◆ Provided data
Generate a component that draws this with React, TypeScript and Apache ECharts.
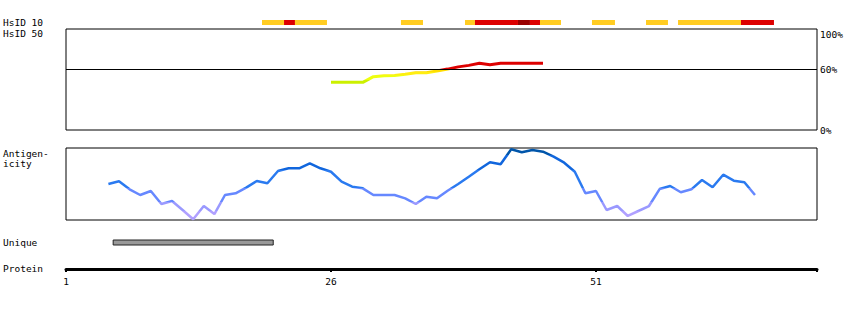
import React, { useEffect, useRef } from 'react';
import * as echarts from 'echarts';

// Protein axis
const proteinTicks = [1, 26, 51];
const xMin = 1;
const xMax = 71.85;

// HsID 10 segments (residue start, residue end, level: 0 yellow, 1 red, 2 dark red)
const hsid10Start = [19.49, 21.57, 22.6, 32.6, 38.64, 39.58, 43.64, 44.77, 45.72, 50.62, 55.72, 58.74, 64.68];
const hsid10End = [21.57, 22.6, 25.62, 34.68, 39.58, 43.64, 44.77, 45.72, 47.7, 52.79, 57.79, 64.68, 67.79];
const hsid10Level = [0, 1, 0, 0, 0, 1, 2, 1, 0, 0, 0, 0, 1];
const levelColors = ['#ffcc22', '#dd0000', '#990000'];

// HsID 50 identity (%)
const hsid50Residues = [26, 27, 28, 29, 30, 31, 32, 33, 34, 35, 36, 37, 38, 39, 40, 41, 42, 43, 44, 45, 46];
const hsid50Values = [47.2, 47.2, 47.2, 47.2, 52.8, 53.8, 54, 55.1, 56.7, 56.7, 58.4, 60.3, 62.5, 64, 66, 64.5, 66, 66, 66, 66, 66];
const hsid50Ticks = [0, 60, 100];

// Antigenicity
const antiStart = 5;
const antiValues = [
  50, 53.8, 42.6, 34.7, 40.3, 22.2, 26.4, 13.9, 1, 19.4,
  8.3, 34.7, 37, 44.9, 54.2, 51, 68, 71.8, 71.8, 78.8,
  71.8, 67, 53.2, 46.2, 44, 34.7, 34.7, 34.7, 30.1, 22.2,
  32.4, 30.1, 40.7, 50, 60.1, 70.4, 80.1, 77.4, 98.2, 94,
  97.2, 94.9, 87.9, 79.6, 67.1, 37.1, 40.3, 13.9, 19.4, 5.6,
  12.5, 19.4, 43, 47.2, 38.5, 42.6, 55.6, 45.4, 62.9, 54.6,
  52.4, 34.7,
];

// Unique region
const uniqueStart = [5.45];
const uniqueEnd = [20.55];

const FONT = 'DejaVu Sans Mono';

export default function App() {
  const ref = useRef<HTMLDivElement>(null);
  useEffect(() => {
    document.body.style.margin = '0';
    const chart = echarts.init(ref.current!, null, { renderer: 'svg' });

    const hsid10Data = hsid10Start.map((s, i) => [s, hsid10End[i], hsid10Level[i]]);
    const uniqueData = uniqueStart.map((s, i) => [s, uniqueEnd[i]]);
    const hsid50Data = hsid50Residues.map((r, i) => [r, hsid50Values[i]]);
    const antiData = antiValues.map((v, i) => [antiStart + i, v]);

    const gridBase = { left: 66, width: 751 };
    const hiddenX = (gi: number) => ({ type: 'value', gridIndex: gi, min: xMin, max: xMax, show: false });
    const hiddenY = (gi: number, max: number) => ({ type: 'value', gridIndex: gi, min: 0, max, show: false });

    const leftLabel = (text: string, y: number) => ({
      type: 'text',
      left: 3,
      top: y,
      style: { text, font: `9.5px "${FONT}"`, fill: '#000' },
    });

    chart.setOption({
      animation: false,
      grid: [
        { ...gridBase, top: 20, height: 5 },
        { ...gridBase, top: 29, height: 101, show: true, borderColor: '#000', borderWidth: 1, backgroundColor: 'transparent' },
        { ...gridBase, top: 148, height: 72, show: true, borderColor: '#000', borderWidth: 1, backgroundColor: 'transparent' },
        { ...gridBase, top: 240, height: 5 },
        { ...gridBase, top: 260, height: 9 },
      ],
      xAxis: [
        hiddenX(0),
        hiddenX(1),
        hiddenX(2),
        hiddenX(3),
        {
          type: 'value',
          gridIndex: 4,
          min: xMin,
          max: xMax,
          position: 'bottom',
          axisLine: { show: true, lineStyle: { color: '#000', width: 3 } },
          axisTick: { show: true, customValues: [...proteinTicks, xMax], length: 3, lineStyle: { color: '#000', width: 2 } },
          axisLabel: { customValues: proteinTicks, fontFamily: FONT, fontSize: 9.5, color: '#000', margin: 7 },
          splitLine: { show: false },
        },
      ],
      yAxis: [
        hiddenY(0, 1),
        {
          type: 'value',
          gridIndex: 1,
          min: 0,
          max: 100,
          position: 'right',
          axisLine: { show: false },
          axisTick: { show: false },
          splitLine: { show: false },
          axisLabel: {
            customValues: hsid50Ticks,
            formatter: '{value}%',
            fontFamily: FONT,
            fontSize: 9.5,
            color: '#000',
            margin: 3,
            verticalAlignMaxLabel: 'top',
          },
        },
        hiddenY(2, 100),
        hiddenY(3, 1),
        hiddenY(4, 1),
      ],
      visualMap: [
        {
          type: 'piecewise',
          show: false,
          seriesIndex: 1,
          dimension: 1,
          pieces: [
            { lt: 50, color: '#ccf000' },
            { gte: 50, lt: 54, color: '#eeff10' },
            { gte: 54, lt: 57, color: '#ffee10' },
            { gte: 57, lt: 60, color: '#ffdd00' },
            { gte: 60, color: '#dd0000' },
          ],
        },
        {
          type: 'piecewise',
          show: false,
          seriesIndex: 2,
          dimension: 1,
          pieces: [
            { lt: 12, color: '#b0a0ff' },
            { gte: 12, lt: 25, color: '#9a99ff' },
            { gte: 25, lt: 45, color: '#6688ff' },
            { gte: 45, lt: 70, color: '#2a7af0' },
            { gte: 70, lt: 90, color: '#1166dd' },
            { gte: 90, color: '#0055aa' },
          ],
        },
      ],
      series: [
        {
          type: 'custom',
          xAxisIndex: 0,
          yAxisIndex: 0,
          data: hsid10Data,
          renderItem: (params: any, api: any) => {
            const p0 = api.coord([api.value(0), 1]);
            const p1 = api.coord([api.value(1), 0]);
            return {
              type: 'rect',
              shape: { x: p0[0], y: p0[1], width: p1[0] - p0[0], height: p1[1] - p0[1] },
              style: { fill: levelColors[api.value(2)] },
            };
          },
        },
        {
          type: 'line',
          xAxisIndex: 1,
          yAxisIndex: 1,
          data: hsid50Data,
          symbol: 'none',
          lineStyle: { width: 3 },
          markLine: {
            silent: true,
            symbol: 'none',
            label: { show: false },
            lineStyle: { color: '#000', width: 1, type: 'solid' },
            data: [{ yAxis: 60 }],
          },
        },
        {
          type: 'line',
          xAxisIndex: 2,
          yAxisIndex: 2,
          data: antiData,
          symbol: 'none',
          lineStyle: { width: 2.5 },
        },
        {
          type: 'custom',
          xAxisIndex: 3,
          yAxisIndex: 3,
          data: uniqueData,
          renderItem: (params: any, api: any) => {
            const p0 = api.coord([api.value(0), 1]);
            const p1 = api.coord([api.value(1), 0]);
            return {
              type: 'rect',
              shape: { x: p0[0], y: p0[1], width: p1[0] - p0[0], height: p1[1] - p0[1] },
              style: { fill: '#999999', stroke: '#222', lineWidth: 1 },
            };
          },
        },
      ],
      graphic: [
        leftLabel('HsID 10', 17),
        leftLabel('HsID 50', 28),
        leftLabel('Antigen-', 148),
        leftLabel('icity', 158),
        leftLabel('Unique', 237),
        leftLabel('Protein', 263),
      ],
    });
    return () => chart.dispose();
  }, []);
  return <div ref={ref} style={{ width: 850, height: 310 }} />;
}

◆ Your task
Go from the first line of the listing to the line holding "const FONT = 'DejaVu Sans Mono';" and, please, transcribe those lines exactly, both included, with no pictures.

◆ Solved exercise
Generate a component that draws this with React, TypeScript and Apache ECharts.
import React, { useEffect, useRef } from 'react';
import * as echarts from 'echarts';

// Protein axis
const proteinTicks = [1, 26, 51];
const xMin = 1;
const xMax = 71.85;

// HsID 10 segments (residue start, residue end, level: 0 yellow, 1 red, 2 dark red)
const hsid10Start = [19.49, 21.57, 22.6, 32.6, 38.64, 39.58, 43.64, 44.77, 45.72, 50.62, 55.72, 58.74, 64.68];
const hsid10End = [21.57, 22.6, 25.62, 34.68, 39.58, 43.64, 44.77, 45.72, 47.7, 52.79, 57.79, 64.68, 67.79];
const hsid10Level = [0, 1, 0, 0, 0, 1, 2, 1, 0, 0, 0, 0, 1];
const levelColors = ['#ffcc22', '#dd0000', '#990000'];

// HsID 50 identity (%)
const hsid50Residues = [26, 27, 28, 29, 30, 31, 32, 33, 34, 35, 36, 37, 38, 39, 40, 41, 42, 43, 44, 45, 46];
const hsid50Values = [47.2, 47.2, 47.2, 47.2, 52.8, 53.8, 54, 55.1, 56.7, 56.7, 58.4, 60.3, 62.5, 64, 66, 64.5, 66, 66, 66, 66, 66];
const hsid50Ticks = [0, 60, 100];

// Antigenicity
const antiStart = 5;
const antiValues = [
  50, 53.8, 42.6, 34.7, 40.3, 22.2, 26.4, 13.9, 1, 19.4,
  8.3, 34.7, 37, 44.9, 54.2, 51, 68, 71.8, 71.8, 78.8,
  71.8, 67, 53.2, 46.2, 44, 34.7, 34.7, 34.7, 30.1, 22.2,
  32.4, 30.1, 40.7, 50, 60.1, 70.4, 80.1, 77.4, 98.2, 94,
  97.2, 94.9, 87.9, 79.6, 67.1, 37.1, 40.3, 13.9, 19.4, 5.6,
  12.5, 19.4, 43, 47.2, 38.5, 42.6, 55.6, 45.4, 62.9, 54.6,
  52.4, 34.7,
];

// Unique region
const uniqueStart = [5.45];
const uniqueEnd = [20.55];

const FONT = 'DejaVu Sans Mono';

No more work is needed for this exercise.